GIFFORD: Fry says it's happening all over the Lake District, and indeed, all over Britain. Rural transport and healthcare are poor or nonexistent when the decline of farming has further affected rural communities. She and other local residents have now formed a cooperative to buy up the pub building and the old store and prevent them being sold off as holiday homes. Just 30 miles away, another village has found a possible solution.

(Soundbite of noise)

GIFFORD: Despite threats of closure, Ravenstonedale still has its own school with just over 30 people. But in recent years, the village also lost its shop and its post office and villagers have to drive miles just to buy a pint of milk. But then, Luis and Allan Dinis(ph) bought the villages' rundown pub, the Black Swan, renovated it and converted one of their ground floor bedrooms into the village's new general store.

Ms. DINIS (Owner, The Black Swan): We're never going to make anywhere near as much money as we would have (unintelligible) been a bedroom, but that doesn't matter. It's exactly what it was meant to do, which was bring the community together and people that wouldn't abuse the pub are using the shop and everyone is now involved and it is a focal point in the village.

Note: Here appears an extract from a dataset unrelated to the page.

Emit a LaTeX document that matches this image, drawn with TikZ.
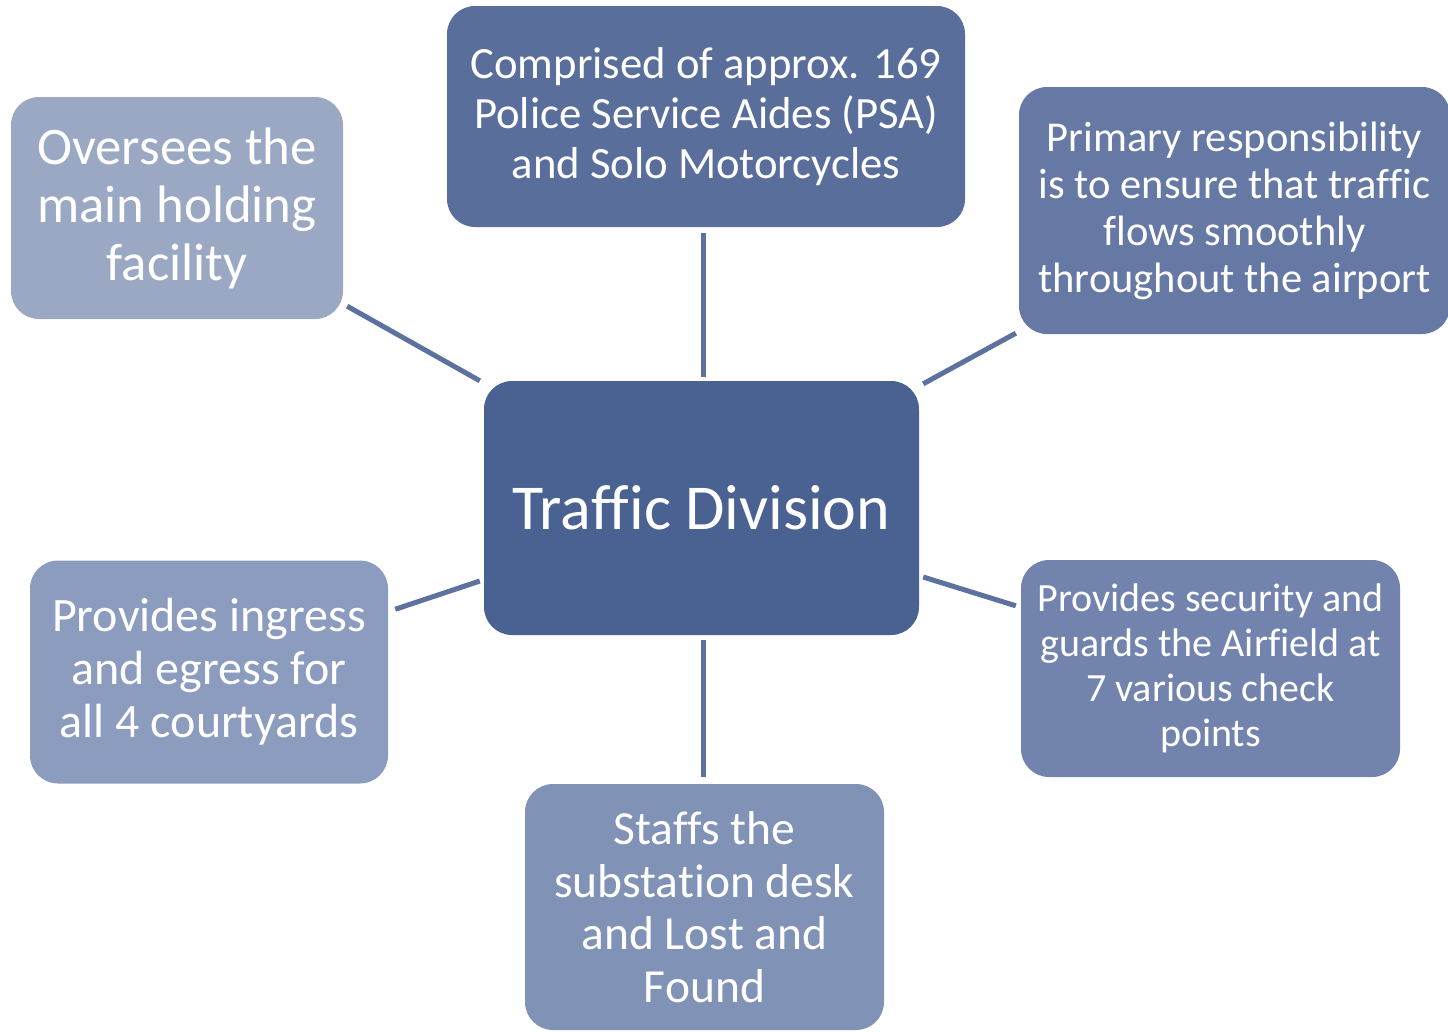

GIFFORD: The Dinis's were helped in their move by an organization called The Pub is the Hub, a group that is trying to revive rural community.

(Unidentified Woman): Hello, Sally. Hello, hello, hello. I'm all right. Thank you. Yes, I'm fine.

GIFFORD: The store has transformed the village for long-time residents such as Caroline Morris(ph), who says people are looking for an alternative to the super stores and urban life.

Ms. CAROLINE MORRIS (Resident, Ravenstonedale): Now, gradually, things are beginning - people are beginning to center into Ravenstonedale again, more, helped by things like the shop - which suddenly is exciting to have our own shop instead of being exciting to go to the supermarket have your shop in the village. Yes, wonderful. And people realize now that supermarkets and all that are not all that they've cracked up to be, that it's destroying something. And then miss the community.

GIFFORD: Just a few weeks ago, the village of Ravenstonedale held its first music festival on the village green. Luis Dinis has started providing a basic postal service for the village residents. She's applied to open an official post office in the Black Swan beside the store.

Rob Gifford, NPR News, in the Lake District, northwest, England.